THE TASK:
Find the lines below that contain the string "this". Copy each one.

MATERIAL TO PROCESS:
begin

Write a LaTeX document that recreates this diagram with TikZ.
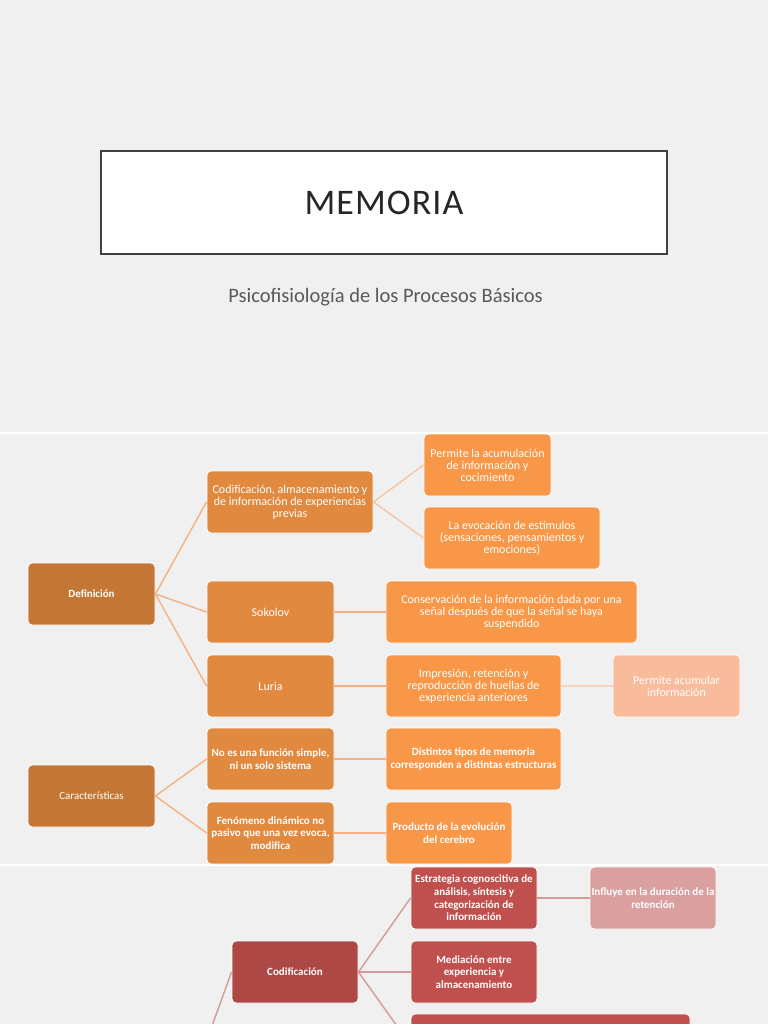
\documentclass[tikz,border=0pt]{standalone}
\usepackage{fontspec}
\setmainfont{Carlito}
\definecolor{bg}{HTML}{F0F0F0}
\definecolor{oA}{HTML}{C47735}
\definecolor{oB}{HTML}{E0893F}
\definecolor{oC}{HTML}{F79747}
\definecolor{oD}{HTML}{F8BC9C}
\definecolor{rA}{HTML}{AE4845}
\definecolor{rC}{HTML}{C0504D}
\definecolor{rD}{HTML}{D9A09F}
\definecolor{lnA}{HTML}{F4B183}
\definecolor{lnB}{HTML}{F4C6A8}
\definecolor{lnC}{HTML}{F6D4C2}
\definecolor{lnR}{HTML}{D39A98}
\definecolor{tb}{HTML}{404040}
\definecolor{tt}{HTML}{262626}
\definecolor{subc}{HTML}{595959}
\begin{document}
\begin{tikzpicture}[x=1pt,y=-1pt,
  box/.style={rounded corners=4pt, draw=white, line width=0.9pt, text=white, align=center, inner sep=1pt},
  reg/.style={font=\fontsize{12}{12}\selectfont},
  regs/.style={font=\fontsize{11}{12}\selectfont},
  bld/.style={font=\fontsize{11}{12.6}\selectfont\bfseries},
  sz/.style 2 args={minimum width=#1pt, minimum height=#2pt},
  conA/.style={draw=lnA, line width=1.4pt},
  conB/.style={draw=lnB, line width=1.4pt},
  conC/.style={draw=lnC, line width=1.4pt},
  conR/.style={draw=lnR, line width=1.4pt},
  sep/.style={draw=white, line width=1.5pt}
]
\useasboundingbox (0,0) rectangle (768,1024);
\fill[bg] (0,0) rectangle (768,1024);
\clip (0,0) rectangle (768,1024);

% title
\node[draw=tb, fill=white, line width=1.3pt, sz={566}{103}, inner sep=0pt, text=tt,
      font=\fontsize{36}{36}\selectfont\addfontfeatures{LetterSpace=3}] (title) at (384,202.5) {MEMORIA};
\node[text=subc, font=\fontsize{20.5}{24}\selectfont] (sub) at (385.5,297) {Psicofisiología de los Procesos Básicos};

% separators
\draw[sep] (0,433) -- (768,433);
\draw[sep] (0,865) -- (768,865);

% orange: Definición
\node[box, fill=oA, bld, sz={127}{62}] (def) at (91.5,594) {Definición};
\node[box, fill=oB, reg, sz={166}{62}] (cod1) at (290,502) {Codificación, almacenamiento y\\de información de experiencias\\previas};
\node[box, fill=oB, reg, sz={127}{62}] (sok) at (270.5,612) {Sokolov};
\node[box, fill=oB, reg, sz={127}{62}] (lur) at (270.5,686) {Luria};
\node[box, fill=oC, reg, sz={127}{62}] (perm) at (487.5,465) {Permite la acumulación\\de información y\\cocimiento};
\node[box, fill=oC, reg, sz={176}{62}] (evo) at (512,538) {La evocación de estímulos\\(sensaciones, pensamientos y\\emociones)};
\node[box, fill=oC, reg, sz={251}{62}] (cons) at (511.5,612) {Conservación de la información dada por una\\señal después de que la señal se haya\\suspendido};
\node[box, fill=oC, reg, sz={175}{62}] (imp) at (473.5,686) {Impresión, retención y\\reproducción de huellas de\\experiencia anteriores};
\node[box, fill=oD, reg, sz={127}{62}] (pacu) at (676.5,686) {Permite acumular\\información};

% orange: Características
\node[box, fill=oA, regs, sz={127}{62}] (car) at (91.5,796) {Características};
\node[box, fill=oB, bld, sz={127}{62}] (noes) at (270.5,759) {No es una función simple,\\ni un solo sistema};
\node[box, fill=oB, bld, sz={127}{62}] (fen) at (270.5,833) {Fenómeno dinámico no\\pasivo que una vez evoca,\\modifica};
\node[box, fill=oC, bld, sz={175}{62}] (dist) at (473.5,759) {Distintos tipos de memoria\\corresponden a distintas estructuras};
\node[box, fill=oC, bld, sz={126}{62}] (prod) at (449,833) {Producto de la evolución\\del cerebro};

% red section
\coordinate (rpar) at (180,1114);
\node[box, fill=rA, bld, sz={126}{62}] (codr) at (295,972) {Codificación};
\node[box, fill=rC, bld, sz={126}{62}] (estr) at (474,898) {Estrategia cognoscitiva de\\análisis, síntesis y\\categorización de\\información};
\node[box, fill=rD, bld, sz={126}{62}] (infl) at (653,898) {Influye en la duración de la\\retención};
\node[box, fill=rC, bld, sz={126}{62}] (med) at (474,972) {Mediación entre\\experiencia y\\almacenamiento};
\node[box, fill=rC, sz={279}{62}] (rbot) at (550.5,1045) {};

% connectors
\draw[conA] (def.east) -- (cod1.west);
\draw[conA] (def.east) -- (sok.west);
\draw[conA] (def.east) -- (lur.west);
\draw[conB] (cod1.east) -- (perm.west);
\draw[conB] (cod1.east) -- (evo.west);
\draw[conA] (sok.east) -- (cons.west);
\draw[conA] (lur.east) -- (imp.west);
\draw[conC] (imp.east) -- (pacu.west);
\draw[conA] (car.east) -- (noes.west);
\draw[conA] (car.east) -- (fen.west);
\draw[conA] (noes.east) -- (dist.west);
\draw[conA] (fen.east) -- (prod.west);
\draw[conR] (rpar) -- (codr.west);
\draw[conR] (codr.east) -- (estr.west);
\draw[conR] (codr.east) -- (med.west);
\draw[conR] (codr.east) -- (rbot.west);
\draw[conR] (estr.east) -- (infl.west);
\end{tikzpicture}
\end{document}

end
begin

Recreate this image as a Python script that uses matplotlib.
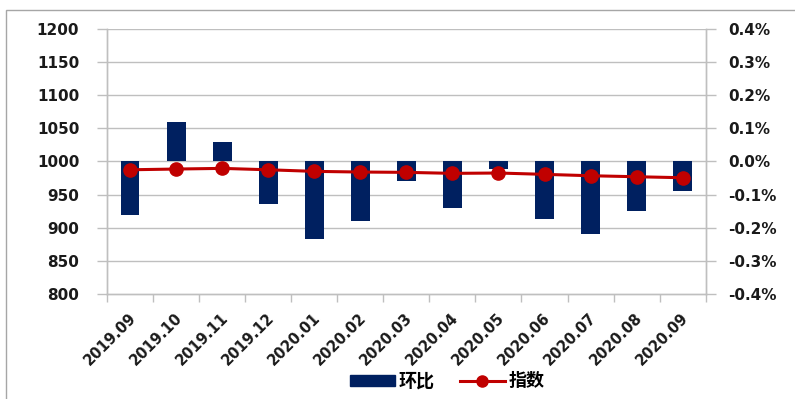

end

COMPLETE RESPONSE:
Write a LaTeX document that recreates this diagram with TikZ.
Recreate this image as a Python script that uses matplotlib.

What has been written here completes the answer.